C'est d'abord une loi de déréglementation, qui inquiète les syndicats. Seule une mesure concrète traite de l'insertion des jeunes, alors pourquoi avoir supprimé le programme Trace, que nous avions créé ? Il n'y a aucune annonce pour revenir sur les reculs que le gouvernement a fait subir aux chômeurs. Alors que M. Chirac a annoncé la suspension de la réforme de l'ASS, le premier ministre est resté flou - comme sur l'éducation, la recherche, le logement, et la culture. Au-delà de quelques formules, il n'a annoncé aucune action concrète pour répondre aux urgences et préparer l'avenir.

M. Raffarin a réitéré la proposition lancée par M. Chirac d'un grand débat national sur la Sécurité sociale. Le PS doit-il y répondre ?
J'observe que M. Raffarin a enfin abandonné le projet de faire passer sa réforme en catimini, par ordonnances. Sur un tel sujet, un débat national, avec les Français, s'impose. Que sommes-nous prêts à payer pour notre santé ? Même si des économies sont encore souhaitables, notons que nous dépensons 9,4 % du PIB pour notre santé alors que les États-Unis, dans un système qui exclut 40 millions d'Américains, en dépensent 14,5 %. Soigner c'est bien, mais éviter la maladie par des politiques de prévention, c'est mieux - le gouvernement ne le fait pas, sauf pour la sécurité routière. Nous avons un très bon système de soins, mais il faut le rendre plus égalitaire entre les citoyens et les territoires. Le gouvernement a stoppé toutes les politiques structurelles mises en place pour consolider notre système. Son projet est malheureusement clair : faire payer les patients tout en ne couvrant plus certains risques ; renvoyer vers les assurances privées, abandonner la priorité donnée à l'hôpital...

De quelle façon, les régions de gauche peuvent-elles agir ?
Elles peuvent contrebalancer la politique nationale en résistant et en agissant. En réclamant aux entreprises, par exemple, des contreparties en emplois en échange des subventions qu'elles perçoivent ; en aidant la recherche, en développant les transports pour améliorer les conditions de vie - le Nord - Pas-de-Calais met ainsi en place les TER à grande vitesse.

De même, les départements pourront lutter contre ce sous-statut de salarié que constitue le RMA, en aidant à l'insertion et en assurant une protection sociale complète.

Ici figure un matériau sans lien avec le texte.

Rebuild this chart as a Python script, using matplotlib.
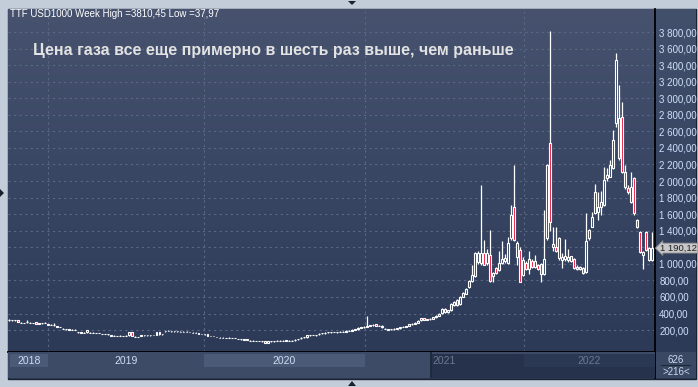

Mais pour cela, la décentralisation doit s'accompagner de moyens financiers adaptés et d'une véritable solidarité financière entre collectivités locales riches et pauvres. Le gouvernement doit abandonner son projet de soi-disant " décentralisation ".

Allez-vous vous engager dans l'élaboration du projet du PS pour 2007 ?
Bien sûr. Les Français nous ont lancé un appel pour redonner un sens et une ambition collective. Notre projet, qui doit être préparé entre les partenaires de la gauche, doit permettre à chacun de s'émanciper, d'exister pleinement et à tous de mieux vivre ensemble. Nous devons retrouver la justice, la responsabilité, la solidarité.